Hybrid Snake Optimizer Algorithm for Solving Economic Load Dispatch Problem with Valve Point Effect

Snake optimizer (SO) is an optimization algorithm drawn from the reproductive habits of serpents. It exhibits outstanding effectiveness in solving continuous optimization problems. However, SO may face some performance challenges related to its population diversity and early convergence behavior. In this paper, we address the challenges of SO by introducing the Hybrid snake optimizer algorithm (HSOA). HSOA is a novel approach to optimization that incorporates two new optimization techniques into the SO algorithm. First, it incorporates a new opposition-based learning technique called Oppositional-mutual learning into the initialization stage of the SO algorithm. Second, it integrates dynamic polynomial mutation, which is an intelligent mutation method, into the initialization and optimization stages of the SO algorithm.
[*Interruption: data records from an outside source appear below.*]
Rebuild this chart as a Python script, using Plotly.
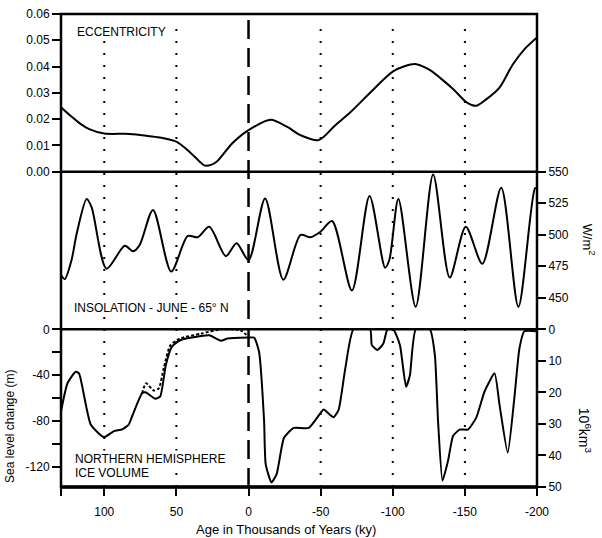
import plotly.graph_objects as go

# ---------------- data ----------------
ecc_age = [130, 123.7, 117, 110, 100, 85.8, 80, 68.6, 60.5, 50, 41, 34, 30.7, 26, 21.5, 11.2, 0,
           -15.4, -26.9, -36, -48.6, -60, -70.6, -85, -100.5, -115.5, -125, -132.8, -142,
           -151.2, -158, -165, -174, -183.2, -192, -200]
ecc_val = [0.0245, 0.0214, 0.0184, 0.0161, 0.0145, 0.0144, 0.0142, 0.0135, 0.0129, 0.0114, 0.0076,
           0.0039, 0.0024, 0.0026, 0.0041, 0.0108, 0.0158, 0.0198, 0.0170, 0.0139, 0.0120, 0.0176,
           0.0226, 0.0304, 0.0383, 0.0410, 0.0389, 0.0357, 0.0314, 0.0264, 0.0251, 0.0276, 0.0320,
           0.0408, 0.0470, 0.0511]

ins_age = [130, 127.4, 122.6, 119.1, 112.2, 108.8, 98.4, 85.8, 80, 75.4, 66.2, 53.6, 42.1, 35.2,
           27.2, 15.7, 8.3, 0, -11.5, -24.1, -36.1, -42.9, -49.9, -57.9, -71.7, -83.9, -94.7,
           -97.7, -103.9, -115.9, -128, -139.5, -150.6, -162.1, -175.2, -187.1, -198.6, -200]
ins_val = [468, 464.8, 480.4, 501, 528.3, 521.8, 473.1, 491.2, 486.9, 492, 519.7, 470.8, 499, 498,
           506.3, 483, 493.3, 479.9, 528.8, 464.4, 499.8, 498, 502.4, 510.9, 455.8, 530.8, 473.9,
           480.4, 528.3, 442.9, 547.7, 466.1, 506.3, 477, 537.3, 442.9, 536.8, 537]

ice_age = [130, 125.5, 119.8, 117.5, 109.4, 100.2, 93.3, 87.6, 83, 80.7, 73.8, 71.5, 64.6, 61.2,
           57.3, 53.2, 47.4, 32.9, 27.1, 19.1, 14.5, 0, -3.9, -7.3, -10.8, -11.9, -15.9, -19.5,
           -24.6, -31.4, -41.8, -49.9, -52.1, -59, -62.5, -67.1, -72.8, -84.3, -85.5, -89.4,
           -93.5, -96.3, -100.4, -105, -109.2, -111.9, -116, -125.7, -129.2, -131.4, -134.5,
           -138.3, -141.8, -146.4, -152.1, -157.9, -163.7, -170.6, -174, -179.7, -184.3, -187.8,
           -191.2, -200]
ice_val = [-71.5, -47, -37, -38.4, -83, -94, -88.8, -87.3, -83, -75.8, -55.7, -54.8, -60.5, -58.5,
           -31, -15.3, -9.5, -5.8, -5.2, -10, -8, -7.2, -7.2, -19.6, -80, -117.6, -133.5, -126.3,
           -94.6, -86, -86, -73, -70, -76.7, -70, -34, 0, 0, -13.8, -18, -12.4, 0, 0, -13.8, -50,
           -40, 0, 0, -22.5, -80, -132, -114.8, -93, -87.4, -87.4, -77, -54, -38.4, -65.7, -107.6,
           -60, -16.8, -1.7, -1.7]

alt_age = [73.8, 71, 65.7, 62.2, 58.8, 54.1, 47.4, 32.9, 19.1, 5.3, 0]
alt_val = [-55.7, -47, -53.4, -51.4, -34, -13.8, -8, -3.8, 0, -1, -6.6]

x_ticks = [130, 100, 50, 0, -50, -100, -150, -200]
x_ticktext = ["", "100", "50", "0", "-50", "-100", "-150", "-200"]
ecc_ticks = [0, 0.01, 0.02, 0.03, 0.04, 0.05, 0.06]
ins_ticks = [450, 475, 500, 525, 550]
sea_ticks = [-120, -100, -80, -60, -40, -20, 0]
sea_ticktext = ["-120", "", "-80", "", "-40", "", "0"]
vol_ticks = [0, 10, 20, 30, 40, 50]
dotted_ages = [100, 50, -50, -100, -150]

# ---------------- figure ----------------
FONT = "Liberation Sans, Arial, sans-serif"
fig = go.Figure()
lw = 2
fig.add_trace(go.Scatter(x=ecc_age, y=ecc_val, mode="lines", xaxis="x", yaxis="y",
                         line=dict(color="black", width=lw, shape="spline", smoothing=0.8)))
fig.add_trace(go.Scatter(x=ins_age, y=ins_val, mode="lines", xaxis="x", yaxis="y2",
                         line=dict(color="black", width=lw, shape="spline", smoothing=0.8)))
fig.add_trace(go.Scatter(x=alt_age, y=alt_val, mode="lines", xaxis="x", yaxis="y3",
                         line=dict(color="black", width=lw, dash="3px,2px", shape="spline", smoothing=0.6)))
fig.add_trace(go.Scatter(x=ice_age, y=ice_val, mode="lines", xaxis="x", yaxis="y3",
                         line=dict(color="black", width=lw, shape="spline", smoothing=0.5)))
# invisible carrier so the right-hand ice-volume axis is drawn
fig.add_trace(go.Scatter(x=[x_ticks[0], x_ticks[-1]], y=[vol_ticks[0], vol_ticks[-1]],
                         mode="lines", xaxis="x", yaxis="y4", hoverinfo="skip",
                         line=dict(color="rgba(0,0,0,0)", width=0)))

tick_common = dict(ticks="outside", ticklen=8, tickwidth=2, tickcolor="black",
                   showgrid=False, zeroline=False, showline=False,
                   tickfont=dict(family=FONT, size=12, color="black"))

fig.update_layout(
    width=602, height=538, autosize=False,
    margin=dict(l=61, r=65, t=7, b=51),
    paper_bgcolor="white", plot_bgcolor="white",
    showlegend=False,
    font=dict(family=FONT, size=12, color="black"),
    xaxis=dict(domain=[0, 1], range=[130, -200], anchor="y3",
               tickvals=x_ticks, ticktext=x_ticktext, ticklabelstandoff=6, **tick_common),
    yaxis=dict(domain=[2 / 3, 1], range=[0, 0.06], anchor="x", side="left",
               tickvals=ecc_ticks, tickformat=".2f", **tick_common),
    yaxis2=dict(domain=[1 / 3, 2 / 3], range=[425, 550], anchor="x", side="right",
                tickvals=ins_ticks, **tick_common),
    yaxis3=dict(domain=[0, 1 / 3], range=[-137.5, 0], anchor="x", side="left",
                tickvals=sea_ticks, ticktext=sea_ticktext, **tick_common),
    yaxis4=dict(overlaying="y3", range=[50, 0], anchor="x", side="right",
                tickvals=vol_ticks, **tick_common),
)

shapes = []
for xv in dotted_ages:
    shapes.append(dict(type="line", xref="x", yref="paper", x0=xv, x1=xv, y0=0, y1=0.985,
                       line=dict(color="black", width=2, dash="2px,10px"), layer="below"))
shapes.append(dict(type="line", xref="x", yref="paper", x0=0, x1=0, y0=0, y1=1,
                   line=dict(color="black", width=2.5, dash="19px,9px"), layer="below"))
# frame
shapes.append(dict(type="rect", xref="paper", yref="paper", x0=0, x1=1, y0=0, y1=1,
                   line=dict(color="black", width=2.5), layer="above"))
for yv in [1 / 3, 2 / 3]:
    shapes.append(dict(type="line", xref="paper", yref="paper", x0=0, x1=1, y0=yv, y1=yv,
                       line=dict(color="black", width=2.5), layer="above"))
shapes.append(dict(type="line", xref="paper", yref="paper", x0=0, x1=1, y0=0, y1=0,
                   line=dict(color="black", width=3.5), layer="above"))
fig.update_layout(shapes=shapes)

def lab(text, x, y, size=12, **kw):
    d = dict(text=text, xref="paper", yref="paper", x=x, y=y, showarrow=False,
             font=dict(family=FONT, size=size, color="black"))
    d.update(kw)
    return d

ann = [
    lab("ECCENTRICITY", 0.03, 0.9625, xanchor="left", yanchor="middle", bgcolor="white", borderpad=1),
    lab("INSOLATION - JUNE - 65° N", 0.024, 0.3777, xanchor="left", yanchor="middle", bgcolor="white", borderpad=1),
    lab("NORTHERN HEMISPHERE", 0.026, 0.0598, xanchor="left", yanchor="middle", bgcolor="white", borderpad=1),
    lab("ICE VOLUME", 0.026, 0.0306, xanchor="left", yanchor="middle", bgcolor="white", borderpad=1),
    lab("Age in Thousands of Years (ky)", (286 - 61) / 476, 1 - (530 - 7) / 480, size=13,
        xanchor="center", yanchor="middle"),
    lab("Sea level change (m)", (10 - 61) / 476, 1 - (426 - 7) / 480, size=12,
        xanchor="center", yanchor="middle", textangle=-90),
    lab("W/m<sup>2</sup>", (589 - 61) / 476, 1 - (236 - 7) / 480, size=13,
        xanchor="center", yanchor="middle", textangle=90),
    lab("10<sup>6</sup>km<sup>3</sup>", (585 - 61) / 476, 1 - (430 - 7) / 480, size=14,
        xanchor="center", yanchor="middle", textangle=90),
]
fig.update_layout(annotations=ann)

fig.write_html("out.html", config={"displayModeBar": False},
               post_script="document.body.style.margin='0px';")
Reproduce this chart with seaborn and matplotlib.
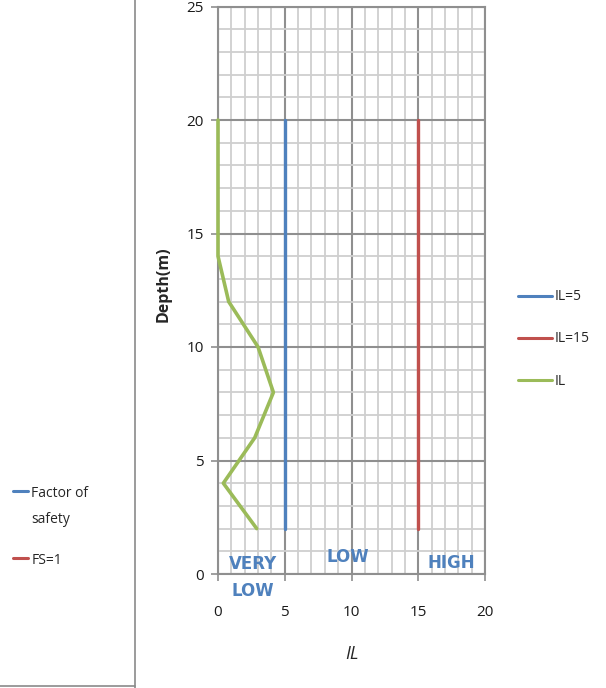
import matplotlib
matplotlib.use("Agg")
import matplotlib.pyplot as plt
from matplotlib.lines import Line2D
from matplotlib.ticker import MultipleLocator
import seaborn as sns
import pandas as pd

# Liquefaction index profile against depth
depth = [2, 4, 6, 8, 10, 12, 14, 16, 18, 20]
il_values = [2.9, 0.4, 2.75, 4.15, 3.0, 0.8, 0.0, 0.0, 0.0, 0.0]

# Class boundaries drawn as constant IL lines
boundary_depth = [2, 20]
il_low = [5, 5]
il_high = [15, 15]

x_ticks = [0, 5, 10, 15, 20]
y_ticks = [0, 5, 10, 15, 20, 25]

zone_labels = ["VERY\nLOW", "LOW", "HIGH"]
zone_x = [2.6, 9.7, 17.5]
zone_y = [-0.15, 0.75, 0.5]

right_legend = ["IL=5", "IL=15", "IL"]
left_legend = ["Factor of\nsafety", "FS=1"]

BLUE = "#4f81bd"
RED = "#c0504d"
GREEN = "#9bbb59"

sns.set_theme(style="white")
plt.rcParams["font.family"] = ["Open Sans", "DejaVu Sans"]

fig = plt.figure(figsize=(6.06, 6.88), dpi=100)
ax = fig.add_axes([218 / 606, 1 - 574 / 688, 267 / 606, 567.5 / 688])

df_il = pd.DataFrame({"IL": il_values, "Depth": depth})
df_low = pd.DataFrame({"IL": il_low, "Depth": boundary_depth})
df_high = pd.DataFrame({"IL": il_high, "Depth": boundary_depth})

sns.lineplot(data=df_low, x="IL", y="Depth", sort=False, estimator=None,
             color=BLUE, lw=2.4, ax=ax, label=right_legend[0])
sns.lineplot(data=df_high, x="IL", y="Depth", sort=False, estimator=None,
             color=RED, lw=2.4, ax=ax, label=right_legend[1])
sns.lineplot(data=df_il, x="IL", y="Depth", sort=False, estimator=None,
             color=GREEN, lw=2.6, ax=ax, label=right_legend[2])
for ln in ax.get_lines():
    ln.set_clip_on(False)
    ln.set_zorder(3)

ax.set_xlim(0, 20)
ax.set_ylim(0, 25)
ax.set_xticks(x_ticks)
ax.set_yticks(y_ticks)
ax.xaxis.set_minor_locator(MultipleLocator(1))
ax.yaxis.set_minor_locator(MultipleLocator(1))
ax.grid(which="minor", color="#cfcfcf", lw=1.3)
ax.grid(which="major", color="#8f8f8f", lw=1.5)
ax.set_axisbelow(True)
for s in ax.spines.values():
    s.set_color("#8f8f8f")
    s.set_linewidth(1.5)
    s.set_zorder(1)

ax.tick_params(axis="x", which="major", direction="out", length=5, width=1.2,
               color="#8f8f8f", pad=17, labelsize=11, labelcolor="#1a1a1a")
ax.tick_params(axis="y", which="major", direction="out", length=5, width=1.2,
               color="#8f8f8f", pad=5, labelsize=11, labelcolor="#1a1a1a")
ax.tick_params(which="minor", length=0)
ax.tick_params(bottom=True, left=True)

ax.set_xlabel("IL", fontsize=13, style="italic", labelpad=18)
ax.set_ylabel("Depth(m)", fontsize=11.5, fontweight="bold")
ax.yaxis.set_label_coords(-0.175, 0.51)

for txt, xx, yy in zip(zone_labels, zone_x, zone_y):
    ax.text(xx, yy, txt, color=BLUE, fontsize=12, fontweight="bold",
            ha="center", va="center", linespacing=1.6,
            family=["Liberation Sans Narrow", "DejaVu Sans"], clip_on=False)

leg = ax.legend(loc="center left", bbox_to_anchor=(505 / 606, 1 - 339 / 688),
                bbox_transform=fig.transFigure,
                frameon=False, fontsize=10, handlelength=2.45,
                labelspacing=1.95, handletextpad=0.25)
for h in leg.get_lines():
    h.set_linewidth(2.2)

handles = [Line2D([], [], color=BLUE, lw=2.2), Line2D([], [], color=RED, lw=2.2)]
leg2 = fig.legend(handles, left_legend, loc="center left",
                  bbox_to_anchor=(0.0, 1 - 527 / 688), frameon=False,
                  fontsize=10, handlelength=1.15, handletextpad=0.2,
                  labelspacing=1.9)
leg2.get_texts()[0].set_linespacing(1.95)
# keep each handle level with the first line of its label
for column in leg2._legend_handle_box.get_children():
    for row in column.get_children():
        row.align = "top"

# frame edges on the left part of the figure
fig.add_artist(Line2D([135 / 606, 135 / 606], [0, 1], color="#8a8a8a", lw=1.2,
                      transform=fig.transFigure))
fig.add_artist(Line2D([0, 135 / 606], [2 / 688, 2 / 688], color="#8a8a8a", lw=1.2,
                      transform=fig.transFigure))

fig.savefig("out.png", dpi=100)
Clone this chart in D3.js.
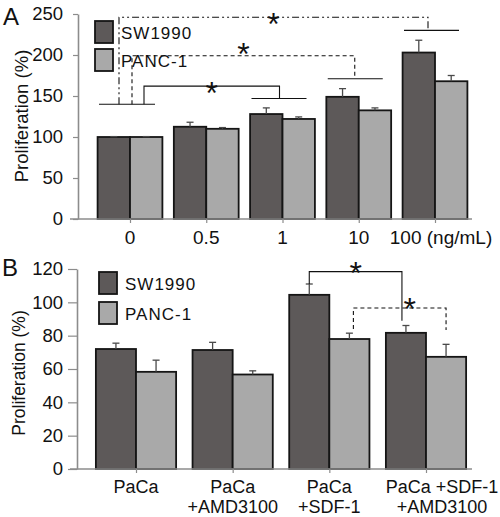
<!DOCTYPE html>
<html>
<head>
<meta charset="utf-8">
<script src="https://cdn.jsdelivr.net/npm/d3@7"></script>
<style>
  html, body { margin: 0; padding: 0; background: #fff; }
  svg { display: block; font-family: "Liberation Sans", Arial, sans-serif; }
</style>
</head>
<body>
<svg id="chart" width="500" height="517"></svg>
<script>
// ---------- DATA ----------
const seriesNames = ["SW1990", "PANC-1"];

// Panel A
const catsA = ["0", "0.5", "1", "10", "100"];
const labelsA = ["0", "0.5", "1", "10", "100 (ng/mL)"];
const sw1990A = [100, 112.5, 128, 149, 203];
const sw1990AErr = [0.5, 5.5, 7.5, 10, 15];
const panc1A = [100, 110, 122, 132.5, 168];
const panc1AErr = [0.5, 1.5, 2.5, 3, 7];
const yTicksA = [0, 50, 100, 150, 200, 250];
// significance brackets A: from group, to group, base level, top level, end level
const sigA = [
  { from: "0", to: "1",   base: 140, top: 162, end: 147, style: "solid" },
  { from: "0", to: "10",  base: 140, top: 199, end: 171, style: "dashed" },
  { from: "0", to: "100", base: 140, top: 246, end: 230, style: "dashdot" }
];

// Panel B
const catsB = ["PaCa", "PaCa +AMD3100", "PaCa +SDF-1", "PaCa +SDF-1 +AMD3100"];
const labelsB = [["PaCa"], ["PaCa", "+AMD3100"], ["PaCa", "+SDF-1"], ["PaCa +SDF-1", "+AMD3100"]];
const sw1990B = [72, 71.4, 104.5, 81.7];
const sw1990BErr = [3.5, 4.6, 6.5, 4.4];
const panc1B = [58.3, 56.7, 78, 67.3];
const panc1BErr = [7, 2.2, 3.5, 7.5];
const yTicksB = [0, 20, 40, 60, 80, 100, 120];
// significance brackets B: series index (0 = SW1990, 1 = PANC-1)
const sigB = [
  { from: "PaCa +SDF-1", to: "PaCa +SDF-1 +AMD3100", series: 0, start: 111, top: 118.4, end: 89, style: "solid" },
  { from: "PaCa +SDF-1", to: "PaCa +SDF-1 +AMD3100", series: 1, start: 84, top: 96.6, end: 83.4, style: "dashed" }
];

// ---------- STYLE ----------
const DARK = "#5d5959", LIGHT = "#a9a9a9";
const AXIS = "#8c8c8c";
const FONT = '"Liberation Sans", Arial, sans-serif';
const dashes = { solid: null, dashed: "4,3", dashdot: "7,3,2,3,2,3" };

const svg = d3.select("#chart");

function drawPanel(opt) {
  const g = svg.append("g");
  const x = d3.scalePoint().domain(opt.cats).range(opt.xRange);
  const y = d3.scaleLinear().domain(opt.yDomain).range(opt.yRange);
  const barW = x.step() * opt.barFrac;

  // bars
  const series = [
    { vals: opt.s1, errs: opt.e1, color: DARK, off: -barW },
    { vals: opt.s2, errs: opt.e2, color: LIGHT, off: 0 }
  ];
  series.forEach(s => {
    g.selectAll(null).data(opt.cats).enter().append("rect")
      .attr("x", (c) => x(c) + s.off)
      .attr("y", (c, i) => y(s.vals[i]))
      .attr("width", barW)
      .attr("height", (c, i) => y(0) - y(s.vals[i]))
      .attr("fill", s.color)
      .attr("stroke", "#151515")
      .attr("stroke-width", 1.8);
    // error bars
    const eg = g.selectAll(null).data(opt.cats).enter().append("g")
      .attr("stroke", "#4a4a4a").attr("stroke-width", 1.3);
    eg.append("line")
      .attr("x1", c => x(c) + s.off + barW / 2).attr("x2", c => x(c) + s.off + barW / 2)
      .attr("y1", (c, i) => y(s.vals[i])).attr("y2", (c, i) => y(s.vals[i] + s.errs[i]));
    eg.append("line")
      .attr("x1", c => x(c) + s.off + barW / 2 - 3.5).attr("x2", c => x(c) + s.off + barW / 2 + 3.5)
      .attr("y1", (c, i) => y(s.vals[i] + s.errs[i])).attr("y2", (c, i) => y(s.vals[i] + s.errs[i]));
  });

  // y axis
  const ya = g.append("g").attr("transform", `translate(${opt.yAxisX},0)`)
    .call(d3.axisLeft(y).tickValues(opt.yTicks).tickSize(opt.yTickSize).tickSizeOuter(0).tickPadding(opt.yTickPad));
  ya.attr("font-family", FONT);
  ya.select(".domain").attr("stroke", AXIS).attr("stroke-width", 1.6);
  ya.selectAll(".tick line").attr("stroke", AXIS).attr("stroke-width", 1.2);
  ya.selectAll(".tick text").attr("font-size", opt.yFont).attr("fill", "#111");

  // x axis
  const xa = g.append("g").attr("transform", `translate(0,${y(0)})`)
    .call(d3.axisBottom(x).tickSize(4).tickSizeOuter(0).tickPadding(8).tickFormat(() => ""));
  xa.select(".domain").remove();
  xa.selectAll(".tick line").attr("stroke", AXIS).attr("stroke-width", 1.2);
  g.append("line").attr("x1", opt.xLineStart).attr("x2", opt.xLineEnd)
    .attr("y1", y(0)).attr("y2", y(0)).attr("stroke", AXIS).attr("stroke-width", 1.6);

  // x labels
  opt.labels.forEach((lab, i) => {
    const lines = Array.isArray(lab) ? lab : [lab];
    const t = g.append("text")
      .attr("x", x(opt.cats[i]) + (i === opt.cats.length - 1 ? opt.lastShift : 0))
      .attr("text-anchor", "middle").attr("font-size", opt.xFont).attr("fill", "#111");
    lines.forEach((ln, k) => {
      t.append("tspan").attr("x", t.attr("x"))
        .attr("y", y(0) + opt.xLabelBase + k * opt.xLineGap).text(ln);
    });
  });

  // y-axis title
  g.append("text")
    .attr("transform", `translate(${opt.titleX},${opt.titleY}) rotate(-90)`)
    .attr("text-anchor", "middle").attr("font-size", opt.titleFont).attr("fill", "#111")
    .text("Proliferation (%)");

  // panel letter
  g.append("text").attr("x", opt.letterX).attr("y", opt.letterY)
    .attr("font-size", 24).attr("fill", "#111").text(opt.letter);

  // legend
  const lg = g.append("g");
  seriesNames.forEach((name, i) => {
    lg.append("rect").attr("x", opt.legX).attr("y", opt.legY + i * opt.legGap)
      .attr("width", 18).attr("height", 22)
      .attr("fill", i === 0 ? DARK : LIGHT).attr("stroke", "#151515").attr("stroke-width", 1.8);
    lg.append("text").attr("x", opt.legX + 26).attr("y", opt.legY + i * opt.legGap + 17.5)
      .attr("font-size", 17).attr("letter-spacing", 1).attr("fill", "#111").text(name);
  });

  return { g, x, y, barW };
}

function star(g, cx, cy) {
  g.append("text").attr("x", cx).attr("y", cy + 18).attr("text-anchor", "middle")
    .attr("font-size", 32).attr("fill", "#111").text("*");
}

function path(g, pts, style) {
  g.append("path").attr("d", d3.line()(pts)).attr("fill", "none")
    .attr("stroke", "#111").attr("stroke-width", 1.1)
    .attr("stroke-dasharray", dashes[style]);
}

// ---------- PANEL A ----------
const A = drawPanel({
  cats: catsA, labels: labelsA, s1: sw1990A, e1: sw1990AErr, s2: panc1A, e2: panc1AErr,
  xRange: [130, 435], yDomain: [0, 250], yRange: [219, 14], barFrac: 0.425,
  yTicks: yTicksA, yAxisX: 78, yTickSize: 5, yTickPad: 10, yFont: 18.5,
  xLineStart: 70, xLineEnd: 472, xFont: 19, xLabelBase: 25, xLineGap: 21, lastShift: 6,
  titleX: 28, titleY: 116, titleFont: 18.5, letter: "A", letterX: 3, letterY: 25,
  legX: 95, legY: 21, legGap: 28
});
{
  const { g, x, y } = A;
  const baseOff = { solid: 14, dashed: 2, dashdot: -11 };
  const endOff = { solid: -3, dashed: -4, dashdot: -7 };
  const starDy = { solid: 0, dashed: -9, dashdot: 0 };
  // base line under the reference group
  const b0 = x(sigA[0].from);
  path(g, [[b0 - 31, y(sigA[0].base)], [b0 + 25, y(sigA[0].base)]], "solid");
  sigA.forEach(s => {
    const x1 = x(s.from) + baseOff[s.style];
    const x2 = x(s.to) + endOff[s.style];
    path(g, [[x1, y(s.base)], [x1, y(s.top)], [x2, y(s.top)], [x2, y(s.end)]], s.style);
    path(g, [[x(s.to) - 31, y(s.end)], [x(s.to) + 24, y(s.end)]], "solid");
    star(g, (x1 + x2) / 2, y(s.top) + starDy[s.style]);
  });
}

// ---------- PANEL B ----------
const B = drawPanel({
  cats: catsB, labels: labelsB, s1: sw1990B, e1: sw1990BErr, s2: panc1B, e2: panc1BErr,
  xRange: [136, 426], yDomain: [0, 120], yRange: [469, 269], barFrac: 0.415,
  yTicks: yTicksB, yAxisX: 77, yTickSize: 9, yTickPad: 5, yFont: 18.5,
  xLineStart: 70, xLineEnd: 472, xFont: 18, xLabelBase: 24, xLineGap: 20, lastShift: 16,
  titleX: 25, titleY: 373, titleFont: 17.5, letter: "B", letterX: 2, letterY: 276,
  legX: 99, legY: 272, legGap: 30
});
{
  const { g, x, y, barW } = B;
  const offs = { solid: [0, -4], dashed: [4, 0] };
  const starDy = { solid: -6, dashed: -6 };
  sigB.forEach(s => {
    const so = s.series === 0 ? -barW / 2 : barW / 2;
    const x1 = x(s.from) + so + offs[s.style][0];
    const x2 = x(s.to) + so + offs[s.style][1];
    path(g, [[x1, y(s.start)], [x1, y(s.top)], [x2, y(s.top)], [x2, y(s.end)]], s.style);
    star(g, (x1 + x2) / 2 + (s.style === "dashed" ? 10 : 0), y(s.top) + starDy[s.style]);
  });
}
</script>
</body>
</html>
These integrated approaches aim to increase the population's diversity of SO, while improving its searchability during its optimization stage. In power systems, the economic load dispatch (ELD) is an intricate optimization problem that becomes more challenging when the restrictions of the valve point effect (VPE) are incorporated into it. ELD with VPE is non-convex, lacking smoothness, and exhibiting nonlinearity that considers operational limitations expressed as both equality and inequality constraints to generate electricity. The suggested HSOA algorithm underwent evaluation and was compared with 47 renowned optimization algorithms across five real-world ELD problems with different specifications: generators with different unit capacities, transmission losses, prohibited operation zones, and Ramp Rate restrictions. The experimental results demonstrate that HSOA produces competitive solutions for the five real-world ELD problems. In detail, HSOA achieves the top rank in three cases of ELD problems with a 3-unit generator, and it secures the second and third positions in high-dimensional ELD problems with 40-unit and 80-unit generators, respectively. The statistical tests confirm the reliability and efficiency of HSOA. In addition, the effectiveness of HSOA was evaluated using the single-objective IEEE-CEC 2014 functions and compared to the results of eight popular metaheuristic algorithms. The results demonstrate that HSOA is a competitive optimization algorithm capable of solving the functions of IEEE-CEC 2014.